Define quality standards explicitly before generation
Include concrete examples in prompts (not just background context)
Integrate citations during drafting (not post-hoc insertion)
Enforce regional/cultural requirements at draft stage

Result: Zero post-review fixes needed, 5+ minutes saved per article, higher consistency.

The Meta Lesson

I set out to prove AI could generate business content without generic slop patterns. The methodology worked - but the bigger lesson was watching an AI persona make the strategic decision to stop generating content once the research objectives were achieved.

Morgan didn’t ask “Can I generate more articles?” (answer: obviously yes)

Morgan asked “Should I generate more articles, and why?”

That’s the question every organisation considering AI content generation needs to answer.

The technology works.
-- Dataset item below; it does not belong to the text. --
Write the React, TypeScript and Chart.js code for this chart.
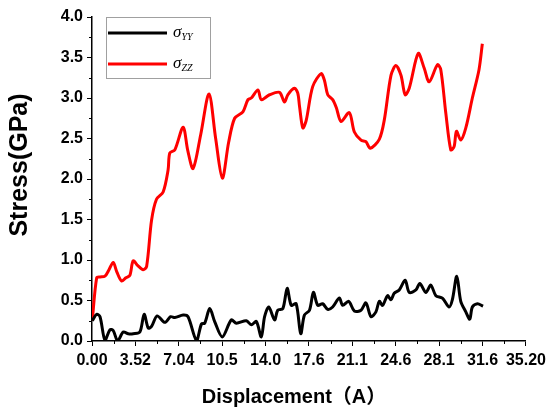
import React, { useEffect, useRef } from "react";
import { Chart, registerables } from "chart.js";

Chart.register(...registerables);

// ---- data ----
const syyX = [0.02, 0.38, 0.65, 1.05, 1.46, 1.72, 2.08, 2.53, 2.94, 3.34, 3.88, 4.23, 4.56, 4.83, 5.28, 5.91, 6.37, 6.72, 7.39, 7.79, 8.47, 8.88, 9.14, 9.55, 9.95, 10.57, 11.3, 11.71, 12.52, 12.92, 13.33, 13.73, 14.0, 14.34, 14.81, 15.07, 15.48, 15.83, 16.16, 16.56, 16.93, 17.23, 17.64, 17.96, 18.31, 18.71, 19.12, 19.52, 20.06, 20.33, 20.82, 21.28, 21.82, 22.22, 22.63, 23.03, 23.3, 23.57, 23.97, 24.25, 24.51, 24.92, 25.4, 25.73, 26.27, 26.59, 27.08, 27.48, 27.89, 28.42, 28.96, 29.23, 29.59, 29.91, 30.32, 30.64, 30.85, 31.26, 31.72];
const syyY = [0.25, 0.33, 0.3, 0.01, 0.14, 0.13, 0.0, 0.11, 0.09, 0.09, 0.11, 0.33, 0.16, 0.18, 0.31, 0.23, 0.3, 0.29, 0.32, 0.3, 0.01, 0.21, 0.22, 0.4, 0.24, 0.05, 0.26, 0.22, 0.25, 0.2, 0.24, 0.05, 0.3, 0.42, 0.26, 0.38, 0.4, 0.65, 0.44, 0.46, 0.09, 0.32, 0.38, 0.6, 0.44, 0.46, 0.39, 0.42, 0.53, 0.44, 0.49, 0.37, 0.38, 0.47, 0.3, 0.36, 0.49, 0.44, 0.56, 0.51, 0.59, 0.63, 0.75, 0.6, 0.63, 0.71, 0.6, 0.69, 0.56, 0.53, 0.42, 0.51, 0.8, 0.49, 0.36, 0.27, 0.42, 0.46, 0.43];

const szzX = [0.02, 0.38, 0.65, 1.05, 1.38, 1.72, 2.02, 2.4, 2.75, 3.07, 3.34, 3.72, 4.15, 4.43, 4.83, 5.23, 5.77, 6.17, 6.31, 6.72, 7.39, 7.77, 8.2, 8.82, 9.49, 10.03, 10.57, 11.08, 11.57, 12.24, 12.65, 12.92, 13.46, 13.73, 14.4, 15.21, 15.61, 15.88, 16.42, 16.69, 16.83, 17.1, 17.37, 17.9, 18.58, 18.85, 19.12, 19.52, 19.82, 20.2, 20.87, 21.28, 21.82, 22.22, 22.57, 23.3, 23.71, 24.25, 24.65, 25.06, 25.4, 25.73, 26.46, 26.94, 27.35, 28.02, 28.29, 28.7, 29.1, 29.37, 29.56, 29.91, 30.32, 30.85, 31.39, 31.66];
const szzY = [0.25, 0.78, 0.79, 0.8, 0.88, 0.97, 0.85, 0.74, 0.78, 0.81, 0.99, 0.93, 0.88, 0.92, 1.49, 1.75, 1.84, 2.11, 2.32, 2.36, 2.64, 2.35, 2.13, 2.55, 3.05, 2.5, 2.01, 2.45, 2.75, 2.83, 2.98, 3.0, 3.1, 2.98, 3.04, 3.07, 2.95, 3.04, 3.12, 3.06, 2.9, 2.63, 2.72, 3.14, 3.3, 3.22, 3.04, 2.98, 2.88, 2.71, 2.82, 2.58, 2.48, 2.46, 2.38, 2.49, 2.73, 3.28, 3.4, 3.28, 3.04, 3.12, 3.55, 3.37, 3.2, 3.41, 3.35, 2.81, 2.36, 2.4, 2.59, 2.48, 2.63, 3.0, 3.35, 3.67];

const xTickValues = [0, 3.52, 7.04, 10.56, 14.08, 17.6, 21.12, 24.64, 28.16, 31.68, 35.2];
const xTickLabels = ["0.00", "3.52", "7.04", "10.5", "14.0", "17.6", "21.1", "24.6", "28.1", "31.6", "35.20"];
const yTickValues = [0, 0.5, 1.0, 1.5, 2.0, 2.5, 3.0, 3.5, 4.0];
const yTickLabels = ["0.0", "0.5", "1.0", "1.5", "2.0", "2.5", "3.0", "3.5", "4.0"];

const seriesNames = ["YY", "ZZ"];
const seriesColors = ["#000000", "#ff0000"];
const xTitle = "Displacement（A）";
const yTitle = "Stress(GPa)";

const toPoints = (xs: number[], ys: number[]) => xs.map((x, i) => ({ x, y: ys[i] }));

const SANS = "'Liberation Sans', Arial, 'Noto Sans CJK SC', sans-serif";
const SERIF = "'Liberation Serif', 'DejaVu Serif', serif";

const decorPlugin = {
  id: "decor",
  afterDraw(chart: any) {
    const ctx = chart.ctx as CanvasRenderingContext2D;
    const xs = chart.scales.x;
    const ys = chart.scales.y;
    const area = chart.chartArea;
    ctx.save();
    // minor ticks
    ctx.strokeStyle = "#000";
    ctx.lineWidth = 1;
    for (let i = 0; i < xTickValues.length - 1; i++) {
      const v = (xTickValues[i] + xTickValues[i + 1]) / 2;
      const px = Math.round(xs.getPixelForValue(v)) + 0.5;
      ctx.beginPath();
      ctx.moveTo(px, area.bottom);
      ctx.lineTo(px, area.bottom + 3);
      ctx.stroke();
    }
    for (let i = 0; i < yTickValues.length - 1; i++) {
      const v = (yTickValues[i] + yTickValues[i + 1]) / 2;
      const py = Math.round(ys.getPixelForValue(v)) + 0.5;
      ctx.beginPath();
      ctx.moveTo(area.left, py);
      ctx.lineTo(area.left - 3, py);
      ctx.stroke();
    }
    // axis titles
    ctx.fillStyle = "#000";
    ctx.font = `bold 20px ${SANS}`;
    ctx.textAlign = "center";
    ctx.textBaseline = "middle";
    ctx.fillText(xTitle, 294, 397);
    ctx.save();
    ctx.translate(20, 165);
    ctx.rotate(-Math.PI / 2);
    ctx.font = `bold 25px ${SANS}`;
    ctx.fillText(yTitle, 0, 0);
    ctx.restore();
    // legend
    const bx = 106.5, by = 17.5, bw = 104, bh = 61;
    ctx.strokeStyle = "#a0a0a0";
    ctx.lineWidth = 1;
    ctx.strokeRect(bx, by, bw, bh);
    const rows = [33, 64];
    rows.forEach((ry, i) => {
      ctx.strokeStyle = seriesColors[i];
      ctx.lineWidth = 3;
      ctx.beginPath();
      ctx.moveTo(108, ry);
      ctx.lineTo(167, ry);
      ctx.stroke();
      ctx.fillStyle = "#000";
      ctx.textAlign = "left";
      ctx.textBaseline = "alphabetic";
      ctx.font = `italic 17px ${SERIF}`;
      ctx.fillText("σ", 173, ry + 4);
      const w = ctx.measureText("σ").width;
      ctx.font = `italic 10px ${SERIF}`;
      ctx.fillText(seriesNames[i], 173 + w, ry + 7);
    });
    ctx.restore();
  },
};

export default function App() {
  const ref = useRef<HTMLCanvasElement | null>(null);
  useEffect(() => {
    document.body.style.margin = "0";
    const canvas = ref.current!;
    const chart = new Chart(canvas, {
      type: "line",
      data: {
        datasets: [
          {
            label: "σYY",
            data: toPoints(syyX, syyY),
            borderColor: seriesColors[0],
            backgroundColor: seriesColors[0],
            borderWidth: 3,
            pointRadius: 0,
            tension: 0.3,
          },
          {
            label: "σZZ",
            data: toPoints(szzX, szzY),
            borderColor: seriesColors[1],
            backgroundColor: seriesColors[1],
            borderWidth: 3,
            pointRadius: 0,
            tension: 0.3,
          },
        ],
      },
      options: {
        responsive: false,
        animation: false,
        devicePixelRatio: 1,
        layout: { padding: { left: 0, right: 24, top: 17, bottom: 0 } },
        plugins: { legend: { display: false }, tooltip: { enabled: false } },
        scales: {
          x: {
            type: "linear",
            min: 0,
            max: 35.2,
            afterBuildTicks: (s: any) => {
              s.ticks = xTickValues.map((v) => ({ value: v }));
            },
            afterFit: (s: any) => {
              s.height = 71;
            },
            ticks: {
              autoSkip: false,
              maxRotation: 0,
              color: "#000",
              padding: 5,
              font: { family: SANS, size: 16, weight: "bold" },
              callback: (_v: any, i: number) => xTickLabels[i],
            },
            grid: { drawOnChartArea: false, drawTicks: true, tickLength: 5, tickColor: "#000", tickWidth: 1 },
            border: { color: "#000", width: 1.5 },
          },
          y: {
            type: "linear",
            min: 0,
            max: 4,
            afterBuildTicks: (s: any) => {
              s.ticks = yTickValues.map((v) => ({ value: v }));
            },
            afterFit: (s: any) => {
              s.width = 92;
            },
            ticks: {
              color: "#000",
              padding: 4,
              font: { family: SANS, size: 16, weight: "bold" },
              callback: (_v: any, i: number) => yTickLabels[i],
            },
            grid: { drawOnChartArea: false, drawTicks: true, tickLength: 5, tickColor: "#000", tickWidth: 1 },
            border: { color: "#000", width: 1.5 },
          },
        },
      },
      plugins: [decorPlugin],
    } as any);
    return () => chart.destroy();
  }, []);
  return (
    <div style={{ position: "absolute", left: 0, top: 0, width: 551, height: 412, background: "#fff" }}>
      <canvas ref={ref} width={551} height={412} style={{ display: "block" }} />
    </div>
  );
}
The question is whether you should use it.

This experiment built on my cousin Hudson Thomas’ original idea. I took the concept and turned it into a multi-agent workflow with three parallel review agents.

Complete methodology, review scores, and findings available at: github.com/teejayen/ai-slop

All 15 articles Morgan “published” are live at tim.neilen.com.au/ai-slop

15 articles published, methodology validated, research objectives achieved. Total time invested: ~10 hours. Average quality: 29.4/30.

Interesting patterns I noticed after the fact:

Almost every article uses percentages (67% vendor success, 42% abandoned, 90% cost reduction, 95% pilot failure)
Despite being explicitly Australian (Morgan Ashby, Sydney-based), the first 10 articles defaulted to American English 70% of the time. Training data defaults are strong - subagents needed explicit spelling examples in prompts to override.
I genuinely didn’t expect Morgan to close the research at 15 articles. I was ready to let it run to 30-50. But the logic was sound - “methodology validated, no new questions answered by Article 16.” Hard to argue with that.